Records with drawing code:

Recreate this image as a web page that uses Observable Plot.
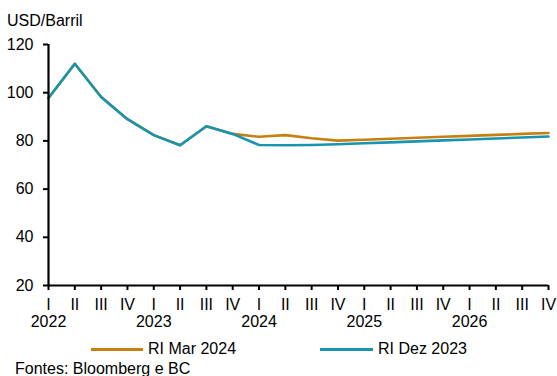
<!DOCTYPE html>
<html>
<head>
<meta charset="utf-8">
<script src="https://cdn.jsdelivr.net/npm/d3@7"></script>
<script src="https://cdn.jsdelivr.net/npm/@observablehq/plot@0.6"></script>
<style>
  html, body { margin: 0; padding: 0; background: #fff; }
  body { width: 557px; height: 376px; position: relative; overflow: hidden;
         font-family: "Liberation Sans", Arial, sans-serif; color: #000; }
  .abs { position: absolute; white-space: nowrap; font-size: 16px; line-height: 18px; }
  #chart { position: absolute; left: 0; top: 30px; }
  .sw { position: absolute; height: 3px; }
</style>
</head>
<body>
<div class="abs" id="unit" style="left:7px; top:12px;">USD/Barril</div>
<div id="chart"></div>
<div class="sw" id="sw1" style="left:91px; top:348px; width:52px;"></div>
<div class="abs" id="lg1" style="left:148px; top:340px;"></div>
<div class="sw" id="sw2" style="left:320px; top:348px; width:53px;"></div>
<div class="abs" id="lg2" style="left:378px; top:340px;"></div>
<div class="abs" id="src" style="left:15px; top:360px;">Fontes: Bloomberg e BC</div>
<script>
const quarters = ["I","II","III","IV","I","II","III","IV","I","II","III","IV","I","II","III","IV","I","II","III","IV"];
const years = ["2022","2023","2024","2025","2026"];
const seriesNames = ["RI Mar 2024", "RI Dez 2023"];
const seriesColors = ["#C6800F", "#1795B0"];
const riMar2024 = [97.8, 112, 98.2, 89, 82.4, 78.2, 86.1, 82.9,
                   81.7, 82.4, 81.1, 80.1, 80.5, 80.9, 81.3, 81.7, 82.1, 82.5, 82.9, 83.3];
const riDez2023 = [97.8, 112, 98.2, 89, 82.4, 78.2, 86.1, 82.9,
                   78.3, 78.2, 78.3, 78.6, 79.0, 79.4, 79.8, 80.2, 80.6, 81.0, 81.4, 81.8];
const yTicks = [20, 40, 60, 80, 100, 120];

const toRows = (vals) => vals.map((v, i) => ({i, v}));

document.getElementById("sw1").style.background = seriesColors[0];
document.getElementById("sw2").style.background = seriesColors[1];
document.getElementById("lg1").textContent = seriesNames[0];
document.getElementById("lg2").textContent = seriesNames[1];

const chart = Plot.plot({
  width: 557,
  height: 302,
  marginTop: 14,
  marginLeft: 48,
  marginRight: 9,
  marginBottom: 47,
  x: {domain: [0, quarters.length - 1]},
  y: {domain: [20, 120]},
  style: {fontFamily: '"Liberation Sans", Arial, sans-serif', fontSize: "16px", color: "#000", background: "transparent", overflow: "visible"},
  marks: [
    Plot.line(toRows(riMar2024), {x: "i", y: "v", stroke: seriesColors[0], strokeWidth: 2.6}),
    Plot.line(toRows(riDez2023), {x: "i", y: "v", stroke: seriesColors[1], strokeWidth: 2.6}),
    Plot.ruleX([0], {stroke: "#000", strokeWidth: 2.2}),
    Plot.ruleY([20], {stroke: "#000", strokeWidth: 2.2}),
    Plot.axisY({ticks: yTicks, tickSize: 5, tickPadding: 10, tickFormat: d => String(d), label: null, strokeWidth: 2}),
    Plot.axisX({ticks: d3.range(quarters.length), tickFormat: i => quarters[i], tickSize: 5, tickPadding: 8, label: null, strokeWidth: 2}),
    Plot.axisX({ticks: [0, 4, 8, 12, 16], tickFormat: i => years[i / 4], tickSize: 0, tickPadding: 30, label: null})
  ]
});
document.getElementById("chart").appendChild(chart);
</script>
</body>
</html>
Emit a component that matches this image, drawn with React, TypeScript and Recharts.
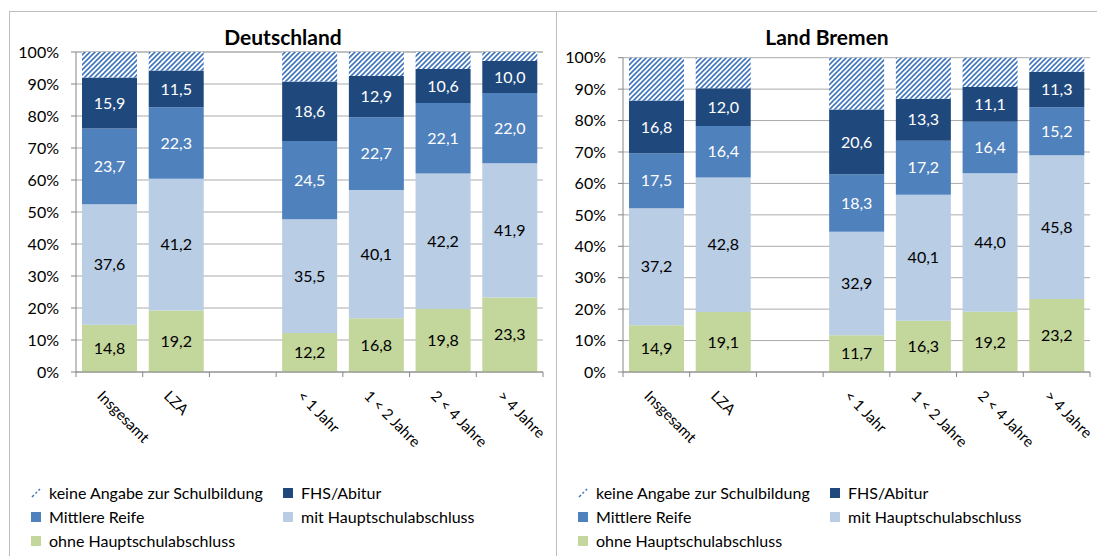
import { BarChart, Bar, XAxis, YAxis, CartesianGrid, LabelList } from "recharts";

const categories = ["Insgesamt", "LZA", "", "< 1 Jahr", "1 < 2 Jahre", "2 < 4 Jahre", "> 4 Jahre"];
const yTicks = [0, 10, 20, 30, 40, 50, 60, 70, 80, 90, 100];

// Deutschland
const deOhne = [14.8, 19.2, null, 12.2, 16.8, 19.8, 23.3];
const deMit = [37.6, 41.2, null, 35.5, 40.1, 42.2, 41.9];
const deMittlere = [23.7, 22.3, null, 24.5, 22.7, 22.1, 22.0];
const deFhs = [15.9, 11.5, null, 18.6, 12.9, 10.6, 10.0];
const deKeine = [8.0, 5.8, null, 9.2, 7.5, 5.3, 2.8];

// Land Bremen
const hbOhne = [14.9, 19.1, null, 11.7, 16.3, 19.2, 23.2];
const hbMit = [37.2, 42.8, null, 32.9, 40.1, 44.0, 45.8];
const hbMittlere = [17.5, 16.4, null, 18.3, 17.2, 16.4, 15.2];
const hbFhs = [16.8, 12.0, null, 20.6, 13.3, 11.1, 11.3];
const hbKeine = [13.6, 9.7, null, 16.5, 13.1, 9.3, 4.5];

const seriesNames = {
  ohne: "ohne Hauptschulabschluss",
  mit: "mit Hauptschulabschluss",
  mittlere: "Mittlere Reife",
  fhs: "FHS/Abitur",
  keine: "keine Angabe zur Schulbildung",
};

const colors = {
  ohne: "#C3D69B",
  mit: "#B9CDE5",
  mittlere: "#4F81BD",
  fhs: "#1F497D",
  hatch: "#3F75BE",
};

const axisGray = "#868686";
const gridGray = "#ABABAB";
const frameGray = "#BDBDBD";
const font = "Lato, 'Open Sans', sans-serif";

const fmt = (v: any) => (v == null ? "" : Number(v).toFixed(1).replace(".", ","));

function buildRows(ohne: any[], mit: any[], mittlere: any[], fhs: any[], keine: any[]) {
  return categories.map((name, i) => ({
    name,
    ohne: ohne[i],
    mit: mit[i],
    mittlere: mittlere[i],
    fhs: fhs[i],
    keine: keine[i],
  }));
}

function CatTick(props: any) {
  const { x, y, payload, index } = props;
  const off = payload?.offset ?? 33.4;
  const last = index === categories.length - 1;
  const tx = x - 13;
  const ty = y + 25;
  return (
    <g>
      <line x1={x - off} y1={y} x2={x - off} y2={y + 5} stroke={axisGray} />
      {last && <line x1={x + off} y1={y} x2={x + off} y2={y + 5} stroke={axisGray} />}
      <text
        x={tx}
        y={ty}
        transform={`rotate(45 ${tx} ${ty})`}
        textAnchor="start"
        fontSize={15}
        fill="#000"
      >
        {payload.value}
      </text>
    </g>
  );
}

function LegendBlock() {
  const items: [string, string][] = [
    ["keine", seriesNames.keine],
    ["fhs", seriesNames.fhs],
    ["mittlere", seriesNames.mittlere],
    ["mit", seriesNames.mit],
    ["ohne", seriesNames.ohne],
  ];
  return (
    <div
      style={{
        display: "grid",
        gridTemplateColumns: "252px 260px",
        rowGap: 4,
        fontSize: 16,
        lineHeight: "20px",
        color: "#000",
      }}
    >
      {items.map(([k, label]) => (
        <div key={k} style={{ display: "flex", alignItems: "center" }}>
          <svg width={14} height={10} style={{ marginRight: 4 }}>
            {k === "keine" ? (
              <path d="M1,9 L3,7 M4.5,5.5 L6,4 M7.5,2.5 L9,1" stroke={colors.hatch} strokeWidth={1.5} />
            ) : (
              <rect x={0} y={0} width={10} height={10} fill={(colors as any)[k]} />
            )}
          </svg>
          <span>{label}</span>
        </div>
      ))}
    </div>
  );
}

function Panel({
  title,
  rows,
  hatchId,
  width,
  marginTop,
  marginRight,
}: {
  title: string;
  rows: any[];
  hatchId: string;
  width: number;
  marginTop: number;
  marginRight: number;
}) {
  return (
    <div style={{ position: "relative", width, height: 543 }}>
      <div
        style={{
          position: "absolute",
          top: 12,
          left: 0,
          width,
          textAlign: "center",
          fontWeight: 700,
          fontSize: 21,
        }}
      >
        {title}
      </div>
      <BarChart
        width={width}
        height={470}
        data={rows}
        margin={{ top: marginTop, right: marginRight, bottom: 0, left: 0 }}
        barCategoryGap="9%"
      >
        <defs>
          <pattern id={hatchId} patternUnits="userSpaceOnUse" width={5} height={5}>
            <rect x={0} y={0} width={5} height={5} fill="#fff" />
            <path d="M-1,1 L1,-1 M0,5 L5,0 M4,6 L6,4" stroke={colors.hatch} strokeWidth={1.6} />
          </pattern>
        </defs>
        <CartesianGrid vertical={false} stroke={gridGray} />
        <XAxis
          dataKey="name"
          interval={0}
          height={110}
          tickLine={false}
          tickSize={0}
          tickMargin={0}
          axisLine={{ stroke: axisGray }}
          tick={<CatTick />}
        />
        <YAxis
          width={66}
          domain={[0, 100]}
          ticks={yTicks}
          interval={0}
          tickFormatter={(v) => `${v}%`}
          tickSize={5}
          tickMargin={12}
          axisLine={{ stroke: axisGray }}
          tickLine={{ stroke: axisGray }}
          tick={{ fill: "#000", fontSize: 16 }}
        />
        <Bar dataKey="ohne" name={seriesNames.ohne} stackId="a" fill={colors.ohne} isAnimationActive={false}>
          <LabelList dataKey="ohne" position="center" formatter={fmt} fill="#000" fontSize={16} />
        </Bar>
        <Bar dataKey="mit" name={seriesNames.mit} stackId="a" fill={colors.mit} isAnimationActive={false}>
          <LabelList dataKey="mit" position="center" formatter={fmt} fill="#000" fontSize={16} />
        </Bar>
        <Bar dataKey="mittlere" name={seriesNames.mittlere} stackId="a" fill={colors.mittlere} isAnimationActive={false}>
          <LabelList dataKey="mittlere" position="center" formatter={fmt} fill="#fff" fontSize={16} />
        </Bar>
        <Bar dataKey="fhs" name={seriesNames.fhs} stackId="a" fill={colors.fhs} isAnimationActive={false}>
          <LabelList dataKey="fhs" position="center" formatter={fmt} fill="#fff" fontSize={16} />
        </Bar>
        <Bar dataKey="keine" name={seriesNames.keine} stackId="a" fill={`url(#${hatchId})`} isAnimationActive={false} />
      </BarChart>
      <div style={{ position: "absolute", top: 471, left: 21 }}>
        <LegendBlock />
      </div>
    </div>
  );
}

export default function App() {
  const deRows = buildRows(deOhne, deMit, deMittlere, deFhs, deKeine);
  const hbRows = buildRows(hbOhne, hbMit, hbMittlere, hbFhs, hbKeine);
  return (
    <div style={{ position: "relative", width: 1097, height: 556, overflow: "hidden", fontFamily: font }}>
      <style>{`body { margin: 0; } .recharts-surface { overflow: visible; }`}</style>
      <div
        style={{
          position: "absolute",
          left: 9,
          top: 11,
          width: 547,
          height: 545,
          borderLeft: `1px solid ${frameGray}`,
          borderTop: `1px solid ${frameGray}`,
          boxSizing: "border-box",
        }}
      >
        <Panel title="Deutschland" rows={deRows} hatchId="hatch-de" width={546} marginTop={40} marginRight={13} />
      </div>
      <div
        style={{
          position: "absolute",
          left: 556,
          top: 11,
          width: 541,
          height: 545,
          borderLeft: `1px solid ${frameGray}`,
          borderTop: `1px solid ${frameGray}`,
          boxSizing: "border-box",
        }}
      >
        <Panel title="Land Bremen" rows={hbRows} hatchId="hatch-hb" width={540} marginTop={45.7} marginRight={7} />
      </div>
    </div>
  );
}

SET TASK: Write out every line of the listing that holds the word "this".

RESPONSE:
Recreate this image as a web page that uses Observable Plot.
Emit a component that matches this image, drawn with React, TypeScript and Recharts.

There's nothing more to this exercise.